_EXERCISE INPUT_:
———
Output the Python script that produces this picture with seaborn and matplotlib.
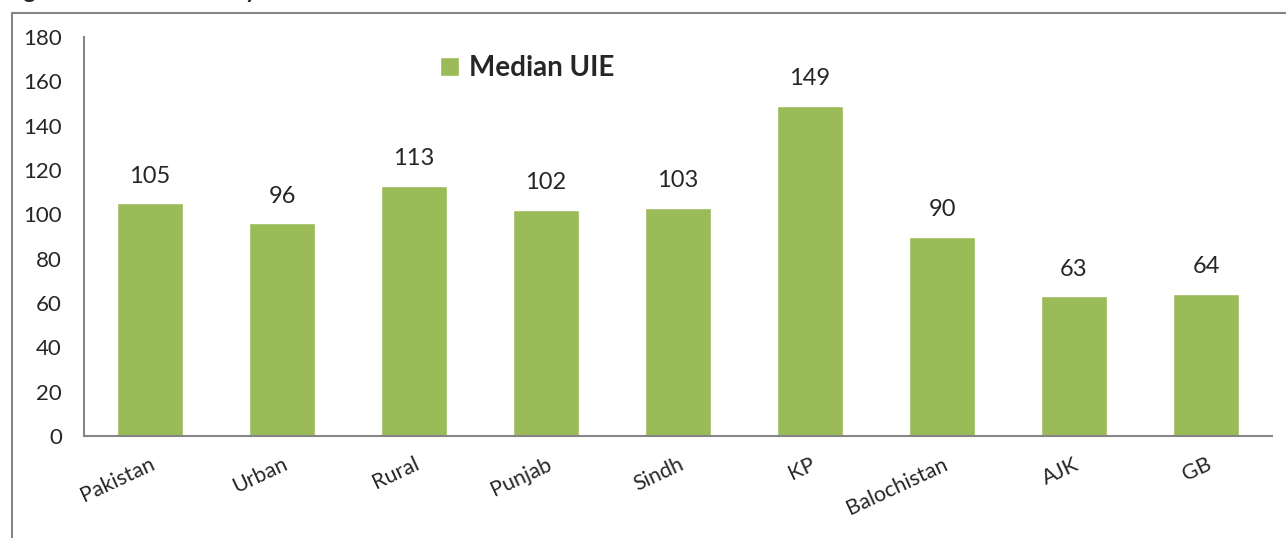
———
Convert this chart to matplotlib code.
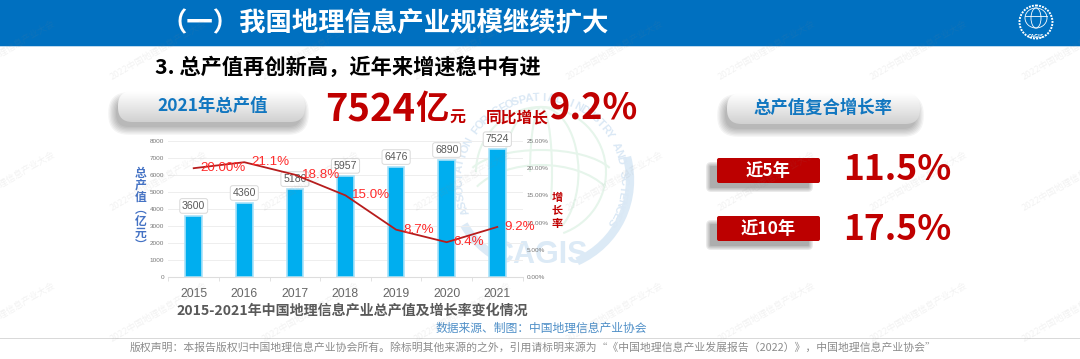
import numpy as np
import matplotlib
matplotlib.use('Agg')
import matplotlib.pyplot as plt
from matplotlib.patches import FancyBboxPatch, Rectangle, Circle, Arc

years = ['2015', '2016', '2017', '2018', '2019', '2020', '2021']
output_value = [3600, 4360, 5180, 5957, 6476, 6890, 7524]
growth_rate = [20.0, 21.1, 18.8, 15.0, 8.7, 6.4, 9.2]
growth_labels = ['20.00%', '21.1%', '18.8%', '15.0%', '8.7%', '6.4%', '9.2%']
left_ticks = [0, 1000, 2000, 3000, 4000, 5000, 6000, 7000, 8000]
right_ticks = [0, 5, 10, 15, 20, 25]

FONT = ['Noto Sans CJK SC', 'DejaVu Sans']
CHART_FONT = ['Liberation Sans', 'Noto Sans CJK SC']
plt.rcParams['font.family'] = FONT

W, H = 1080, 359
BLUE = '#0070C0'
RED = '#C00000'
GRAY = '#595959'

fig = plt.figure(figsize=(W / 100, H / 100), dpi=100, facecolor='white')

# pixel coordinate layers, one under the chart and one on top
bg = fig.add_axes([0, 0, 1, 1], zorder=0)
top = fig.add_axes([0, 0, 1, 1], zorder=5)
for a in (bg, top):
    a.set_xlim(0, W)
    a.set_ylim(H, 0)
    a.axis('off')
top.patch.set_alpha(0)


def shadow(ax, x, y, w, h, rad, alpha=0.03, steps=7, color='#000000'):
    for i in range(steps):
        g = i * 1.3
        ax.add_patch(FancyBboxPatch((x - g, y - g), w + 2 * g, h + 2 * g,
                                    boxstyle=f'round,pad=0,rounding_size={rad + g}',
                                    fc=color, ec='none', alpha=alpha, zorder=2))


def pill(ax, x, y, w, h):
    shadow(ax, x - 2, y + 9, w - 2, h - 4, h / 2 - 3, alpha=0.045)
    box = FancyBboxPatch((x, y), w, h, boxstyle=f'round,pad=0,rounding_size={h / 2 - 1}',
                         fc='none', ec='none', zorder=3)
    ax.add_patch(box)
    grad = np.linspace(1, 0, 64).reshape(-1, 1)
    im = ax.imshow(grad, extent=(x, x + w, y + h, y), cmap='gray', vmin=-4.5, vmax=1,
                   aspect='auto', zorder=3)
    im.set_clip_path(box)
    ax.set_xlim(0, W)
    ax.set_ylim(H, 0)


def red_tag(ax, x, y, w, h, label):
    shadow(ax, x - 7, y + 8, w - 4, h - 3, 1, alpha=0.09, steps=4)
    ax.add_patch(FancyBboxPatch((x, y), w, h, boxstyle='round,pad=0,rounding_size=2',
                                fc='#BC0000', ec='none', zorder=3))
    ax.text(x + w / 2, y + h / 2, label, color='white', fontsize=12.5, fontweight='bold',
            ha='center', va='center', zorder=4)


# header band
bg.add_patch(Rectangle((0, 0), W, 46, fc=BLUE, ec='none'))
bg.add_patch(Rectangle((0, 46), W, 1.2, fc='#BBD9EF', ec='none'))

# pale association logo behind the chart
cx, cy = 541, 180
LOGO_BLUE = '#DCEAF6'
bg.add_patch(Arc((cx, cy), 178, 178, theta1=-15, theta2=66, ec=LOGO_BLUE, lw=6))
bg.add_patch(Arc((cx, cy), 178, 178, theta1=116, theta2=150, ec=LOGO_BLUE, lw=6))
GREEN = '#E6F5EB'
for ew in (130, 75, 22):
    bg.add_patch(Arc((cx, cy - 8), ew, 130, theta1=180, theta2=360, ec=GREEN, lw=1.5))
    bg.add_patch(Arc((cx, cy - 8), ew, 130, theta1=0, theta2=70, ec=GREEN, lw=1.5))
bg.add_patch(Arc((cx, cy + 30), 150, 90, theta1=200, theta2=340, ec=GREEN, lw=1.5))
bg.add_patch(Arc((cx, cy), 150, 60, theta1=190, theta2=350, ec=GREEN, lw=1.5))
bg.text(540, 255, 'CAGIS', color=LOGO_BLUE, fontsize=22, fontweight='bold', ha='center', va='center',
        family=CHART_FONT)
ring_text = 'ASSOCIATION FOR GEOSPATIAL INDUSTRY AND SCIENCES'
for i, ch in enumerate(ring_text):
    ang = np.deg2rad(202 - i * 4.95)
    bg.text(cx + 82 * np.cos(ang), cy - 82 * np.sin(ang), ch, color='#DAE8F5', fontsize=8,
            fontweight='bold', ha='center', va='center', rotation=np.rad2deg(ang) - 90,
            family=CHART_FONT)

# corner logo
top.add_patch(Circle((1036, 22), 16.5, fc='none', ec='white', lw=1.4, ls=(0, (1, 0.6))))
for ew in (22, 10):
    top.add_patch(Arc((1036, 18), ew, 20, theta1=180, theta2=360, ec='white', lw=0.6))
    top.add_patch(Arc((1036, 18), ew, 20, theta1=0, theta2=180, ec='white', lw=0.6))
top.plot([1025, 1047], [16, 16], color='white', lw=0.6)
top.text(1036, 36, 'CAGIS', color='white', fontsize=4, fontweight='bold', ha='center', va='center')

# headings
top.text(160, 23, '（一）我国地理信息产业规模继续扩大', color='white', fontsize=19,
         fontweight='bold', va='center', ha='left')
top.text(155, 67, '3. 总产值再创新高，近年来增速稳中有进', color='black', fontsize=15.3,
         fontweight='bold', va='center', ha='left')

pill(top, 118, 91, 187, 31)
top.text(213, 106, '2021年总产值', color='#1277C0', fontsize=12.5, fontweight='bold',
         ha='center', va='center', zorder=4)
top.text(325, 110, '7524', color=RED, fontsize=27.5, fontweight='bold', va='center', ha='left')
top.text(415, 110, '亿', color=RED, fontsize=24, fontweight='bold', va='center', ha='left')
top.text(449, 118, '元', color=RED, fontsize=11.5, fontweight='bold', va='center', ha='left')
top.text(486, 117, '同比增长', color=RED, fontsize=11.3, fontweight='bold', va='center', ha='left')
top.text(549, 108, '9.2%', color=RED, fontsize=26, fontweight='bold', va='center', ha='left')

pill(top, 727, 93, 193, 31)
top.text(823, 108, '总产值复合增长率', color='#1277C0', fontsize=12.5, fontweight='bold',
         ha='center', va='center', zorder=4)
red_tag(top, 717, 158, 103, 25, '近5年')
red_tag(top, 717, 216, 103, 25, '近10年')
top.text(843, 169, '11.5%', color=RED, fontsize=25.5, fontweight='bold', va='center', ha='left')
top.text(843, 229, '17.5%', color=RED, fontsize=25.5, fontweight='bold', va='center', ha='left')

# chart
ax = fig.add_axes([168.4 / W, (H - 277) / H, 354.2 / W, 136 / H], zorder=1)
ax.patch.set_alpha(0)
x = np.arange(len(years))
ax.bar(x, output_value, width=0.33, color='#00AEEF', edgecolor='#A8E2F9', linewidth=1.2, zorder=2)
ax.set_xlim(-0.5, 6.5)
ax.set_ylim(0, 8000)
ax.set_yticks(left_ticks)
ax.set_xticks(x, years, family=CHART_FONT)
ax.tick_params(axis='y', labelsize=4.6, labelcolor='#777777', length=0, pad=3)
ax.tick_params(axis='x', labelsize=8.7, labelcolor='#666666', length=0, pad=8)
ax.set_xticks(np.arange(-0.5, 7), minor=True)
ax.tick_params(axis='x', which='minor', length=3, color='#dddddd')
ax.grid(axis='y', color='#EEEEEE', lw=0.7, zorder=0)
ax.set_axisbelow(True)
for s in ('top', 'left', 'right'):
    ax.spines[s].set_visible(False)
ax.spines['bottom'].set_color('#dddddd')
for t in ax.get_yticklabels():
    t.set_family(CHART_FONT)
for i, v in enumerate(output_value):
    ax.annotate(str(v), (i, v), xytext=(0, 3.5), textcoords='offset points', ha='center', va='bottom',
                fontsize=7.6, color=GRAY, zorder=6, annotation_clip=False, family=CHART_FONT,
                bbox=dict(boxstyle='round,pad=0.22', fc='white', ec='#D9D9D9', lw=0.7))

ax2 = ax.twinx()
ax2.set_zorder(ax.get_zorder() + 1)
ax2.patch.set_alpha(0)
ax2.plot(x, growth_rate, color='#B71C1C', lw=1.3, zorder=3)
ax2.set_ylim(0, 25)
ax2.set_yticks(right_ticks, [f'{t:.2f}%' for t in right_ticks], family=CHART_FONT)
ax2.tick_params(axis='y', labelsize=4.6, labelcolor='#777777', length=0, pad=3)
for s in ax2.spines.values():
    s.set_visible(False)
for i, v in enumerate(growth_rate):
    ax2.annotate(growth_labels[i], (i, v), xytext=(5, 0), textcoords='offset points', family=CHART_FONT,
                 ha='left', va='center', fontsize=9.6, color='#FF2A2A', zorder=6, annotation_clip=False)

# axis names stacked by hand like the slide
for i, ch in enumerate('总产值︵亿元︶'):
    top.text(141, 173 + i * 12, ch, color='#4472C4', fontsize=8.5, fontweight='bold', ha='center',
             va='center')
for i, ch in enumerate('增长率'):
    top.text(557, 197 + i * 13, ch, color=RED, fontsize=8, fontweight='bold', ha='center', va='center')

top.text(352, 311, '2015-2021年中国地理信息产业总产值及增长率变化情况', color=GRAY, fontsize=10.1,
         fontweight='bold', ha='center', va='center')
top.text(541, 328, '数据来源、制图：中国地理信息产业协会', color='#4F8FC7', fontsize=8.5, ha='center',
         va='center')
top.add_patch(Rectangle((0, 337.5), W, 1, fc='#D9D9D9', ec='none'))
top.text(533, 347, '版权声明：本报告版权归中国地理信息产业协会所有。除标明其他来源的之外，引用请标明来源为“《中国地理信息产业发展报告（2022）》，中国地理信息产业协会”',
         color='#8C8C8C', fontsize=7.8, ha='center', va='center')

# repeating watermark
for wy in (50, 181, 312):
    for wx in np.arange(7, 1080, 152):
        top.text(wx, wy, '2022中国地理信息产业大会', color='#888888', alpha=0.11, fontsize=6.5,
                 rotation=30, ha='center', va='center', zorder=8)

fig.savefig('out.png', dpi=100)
———
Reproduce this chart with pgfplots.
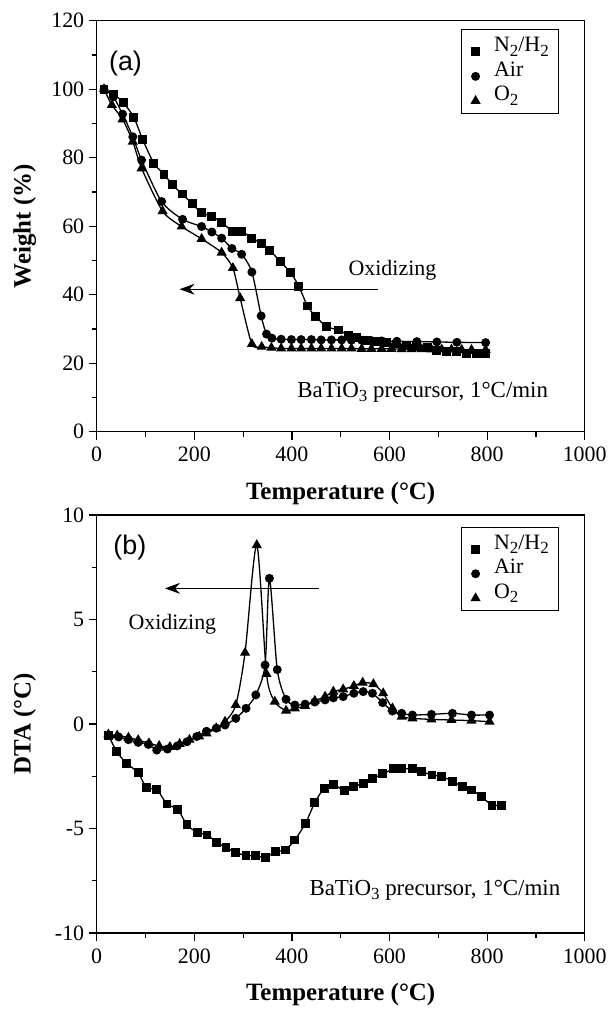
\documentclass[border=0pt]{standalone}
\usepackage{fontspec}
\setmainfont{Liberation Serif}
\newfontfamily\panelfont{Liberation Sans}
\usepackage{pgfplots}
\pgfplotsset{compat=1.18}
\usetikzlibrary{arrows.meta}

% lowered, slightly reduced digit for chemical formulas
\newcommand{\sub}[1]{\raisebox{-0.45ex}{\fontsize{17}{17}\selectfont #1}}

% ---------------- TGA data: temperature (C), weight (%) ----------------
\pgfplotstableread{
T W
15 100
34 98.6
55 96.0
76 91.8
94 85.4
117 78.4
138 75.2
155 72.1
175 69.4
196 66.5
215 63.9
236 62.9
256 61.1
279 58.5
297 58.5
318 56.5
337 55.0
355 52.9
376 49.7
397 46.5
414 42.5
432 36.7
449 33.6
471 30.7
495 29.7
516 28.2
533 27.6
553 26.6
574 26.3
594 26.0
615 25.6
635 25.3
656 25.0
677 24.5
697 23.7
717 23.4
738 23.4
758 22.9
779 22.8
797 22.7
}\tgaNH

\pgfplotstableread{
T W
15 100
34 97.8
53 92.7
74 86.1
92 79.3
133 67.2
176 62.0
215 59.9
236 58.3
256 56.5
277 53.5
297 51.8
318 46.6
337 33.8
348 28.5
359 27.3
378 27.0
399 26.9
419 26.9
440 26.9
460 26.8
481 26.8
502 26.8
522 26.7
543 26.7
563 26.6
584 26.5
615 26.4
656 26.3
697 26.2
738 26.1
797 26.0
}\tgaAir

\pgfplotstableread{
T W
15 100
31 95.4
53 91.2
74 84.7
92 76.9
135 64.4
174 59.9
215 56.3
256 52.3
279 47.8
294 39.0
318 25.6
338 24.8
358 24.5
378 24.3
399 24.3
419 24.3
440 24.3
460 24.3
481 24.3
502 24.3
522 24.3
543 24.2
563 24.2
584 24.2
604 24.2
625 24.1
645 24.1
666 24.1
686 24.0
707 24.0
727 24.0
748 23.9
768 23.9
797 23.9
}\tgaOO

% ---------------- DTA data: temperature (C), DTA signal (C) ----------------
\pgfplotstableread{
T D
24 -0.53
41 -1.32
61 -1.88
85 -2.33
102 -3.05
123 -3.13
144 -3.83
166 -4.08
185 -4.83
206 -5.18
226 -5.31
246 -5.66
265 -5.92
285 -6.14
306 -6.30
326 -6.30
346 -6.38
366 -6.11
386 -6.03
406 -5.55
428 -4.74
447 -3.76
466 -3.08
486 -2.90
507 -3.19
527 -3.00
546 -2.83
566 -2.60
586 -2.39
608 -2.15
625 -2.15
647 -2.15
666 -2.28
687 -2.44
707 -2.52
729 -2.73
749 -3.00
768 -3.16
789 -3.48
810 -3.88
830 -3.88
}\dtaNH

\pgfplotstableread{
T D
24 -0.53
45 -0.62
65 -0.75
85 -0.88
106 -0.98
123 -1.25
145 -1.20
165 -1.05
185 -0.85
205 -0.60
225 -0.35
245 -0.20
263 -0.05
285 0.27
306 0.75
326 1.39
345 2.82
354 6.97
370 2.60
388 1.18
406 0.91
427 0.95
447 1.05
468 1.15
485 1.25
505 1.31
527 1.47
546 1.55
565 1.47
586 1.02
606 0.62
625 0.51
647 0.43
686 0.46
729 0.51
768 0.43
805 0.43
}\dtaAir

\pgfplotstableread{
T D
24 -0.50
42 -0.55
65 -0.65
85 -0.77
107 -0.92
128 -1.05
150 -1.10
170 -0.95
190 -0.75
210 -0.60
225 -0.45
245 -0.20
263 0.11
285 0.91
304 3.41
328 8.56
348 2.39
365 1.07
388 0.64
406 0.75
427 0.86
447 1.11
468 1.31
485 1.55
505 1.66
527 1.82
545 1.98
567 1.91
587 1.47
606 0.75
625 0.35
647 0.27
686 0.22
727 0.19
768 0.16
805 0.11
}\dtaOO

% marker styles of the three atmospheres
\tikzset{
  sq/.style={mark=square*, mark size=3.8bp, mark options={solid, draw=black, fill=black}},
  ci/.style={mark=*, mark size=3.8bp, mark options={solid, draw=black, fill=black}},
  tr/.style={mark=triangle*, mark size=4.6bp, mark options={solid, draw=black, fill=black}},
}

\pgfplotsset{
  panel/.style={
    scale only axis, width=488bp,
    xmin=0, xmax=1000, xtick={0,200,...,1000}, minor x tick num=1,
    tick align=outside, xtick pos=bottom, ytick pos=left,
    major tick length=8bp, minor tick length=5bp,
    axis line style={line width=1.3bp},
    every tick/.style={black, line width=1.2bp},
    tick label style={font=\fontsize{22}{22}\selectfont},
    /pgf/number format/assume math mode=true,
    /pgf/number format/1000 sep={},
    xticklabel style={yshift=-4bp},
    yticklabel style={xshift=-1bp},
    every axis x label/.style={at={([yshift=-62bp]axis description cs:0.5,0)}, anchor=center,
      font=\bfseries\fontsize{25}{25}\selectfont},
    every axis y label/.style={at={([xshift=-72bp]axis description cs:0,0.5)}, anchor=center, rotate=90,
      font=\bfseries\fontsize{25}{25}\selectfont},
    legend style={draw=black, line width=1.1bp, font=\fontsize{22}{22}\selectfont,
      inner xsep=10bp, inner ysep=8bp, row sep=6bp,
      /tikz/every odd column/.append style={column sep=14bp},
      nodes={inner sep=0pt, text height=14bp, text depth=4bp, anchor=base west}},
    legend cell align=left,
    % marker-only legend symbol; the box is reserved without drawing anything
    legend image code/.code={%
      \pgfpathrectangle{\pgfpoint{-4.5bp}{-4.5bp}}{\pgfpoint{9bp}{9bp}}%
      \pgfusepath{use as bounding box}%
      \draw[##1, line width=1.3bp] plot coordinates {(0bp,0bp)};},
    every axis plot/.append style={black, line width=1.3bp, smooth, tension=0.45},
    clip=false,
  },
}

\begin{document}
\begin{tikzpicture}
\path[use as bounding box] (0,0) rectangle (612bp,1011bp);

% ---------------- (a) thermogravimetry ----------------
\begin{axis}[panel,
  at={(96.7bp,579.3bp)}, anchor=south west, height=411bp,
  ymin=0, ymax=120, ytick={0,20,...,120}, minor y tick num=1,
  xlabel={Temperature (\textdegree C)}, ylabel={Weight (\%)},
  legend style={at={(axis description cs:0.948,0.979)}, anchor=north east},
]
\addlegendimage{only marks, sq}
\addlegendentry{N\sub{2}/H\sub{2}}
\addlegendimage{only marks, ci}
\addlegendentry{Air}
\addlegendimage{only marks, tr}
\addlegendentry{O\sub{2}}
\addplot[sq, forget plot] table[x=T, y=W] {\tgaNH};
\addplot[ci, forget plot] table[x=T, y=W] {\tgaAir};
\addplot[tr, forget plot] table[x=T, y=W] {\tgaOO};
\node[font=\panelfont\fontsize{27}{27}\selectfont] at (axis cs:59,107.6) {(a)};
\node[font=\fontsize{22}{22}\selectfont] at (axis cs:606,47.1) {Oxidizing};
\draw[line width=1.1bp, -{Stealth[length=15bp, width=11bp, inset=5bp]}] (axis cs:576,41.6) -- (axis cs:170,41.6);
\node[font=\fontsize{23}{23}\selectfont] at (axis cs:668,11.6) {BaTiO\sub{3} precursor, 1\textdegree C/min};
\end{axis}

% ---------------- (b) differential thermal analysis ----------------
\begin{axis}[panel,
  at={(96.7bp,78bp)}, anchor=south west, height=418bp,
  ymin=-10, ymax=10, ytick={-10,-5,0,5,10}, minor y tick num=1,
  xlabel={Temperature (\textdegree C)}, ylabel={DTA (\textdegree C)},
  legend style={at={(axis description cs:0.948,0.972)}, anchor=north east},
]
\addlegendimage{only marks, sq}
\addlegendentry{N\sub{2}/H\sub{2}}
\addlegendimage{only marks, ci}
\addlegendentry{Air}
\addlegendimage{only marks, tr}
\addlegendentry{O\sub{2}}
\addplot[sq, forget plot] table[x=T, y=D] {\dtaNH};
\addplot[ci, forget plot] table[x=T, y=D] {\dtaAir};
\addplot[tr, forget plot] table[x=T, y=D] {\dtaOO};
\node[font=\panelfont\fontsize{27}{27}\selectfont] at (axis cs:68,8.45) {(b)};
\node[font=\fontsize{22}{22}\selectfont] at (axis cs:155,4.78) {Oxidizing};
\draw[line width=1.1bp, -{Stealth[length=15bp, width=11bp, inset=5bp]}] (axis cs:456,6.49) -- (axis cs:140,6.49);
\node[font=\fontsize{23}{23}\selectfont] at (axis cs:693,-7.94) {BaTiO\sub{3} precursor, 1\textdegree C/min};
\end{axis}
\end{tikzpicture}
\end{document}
———
_DIRECTION_: Make an exact copy of the lines from the one with "Convert this chart to matplotlib code." through the one with "fig = plt.figure(figsize=(W", both ends in, and nothing else. Drop every picture.

_COMPLETE OUTPUT_:
Convert this chart to matplotlib code.
import numpy as np
import matplotlib
matplotlib.use('Agg')
import matplotlib.pyplot as plt
from matplotlib.patches import FancyBboxPatch, Rectangle, Circle, Arc

years = ['2015', '2016', '2017', '2018', '2019', '2020', '2021']
output_value = [3600, 4360, 5180, 5957, 6476, 6890, 7524]
growth_rate = [20.0, 21.1, 18.8, 15.0, 8.7, 6.4, 9.2]
growth_labels = ['20.00%', '21.1%', '18.8%', '15.0%', '8.7%', '6.4%', '9.2%']
left_ticks = [0, 1000, 2000, 3000, 4000, 5000, 6000, 7000, 8000]
right_ticks = [0, 5, 10, 15, 20, 25]

FONT = ['Noto Sans CJK SC', 'DejaVu Sans']
CHART_FONT = ['Liberation Sans', 'Noto Sans CJK SC']
plt.rcParams['font.family'] = FONT

W, H = 1080, 359
BLUE = '#0070C0'
RED = '#C00000'
GRAY = '#595959'

fig = plt.figure(figsize=(W / 100, H / 100), dpi=100, facecolor='white')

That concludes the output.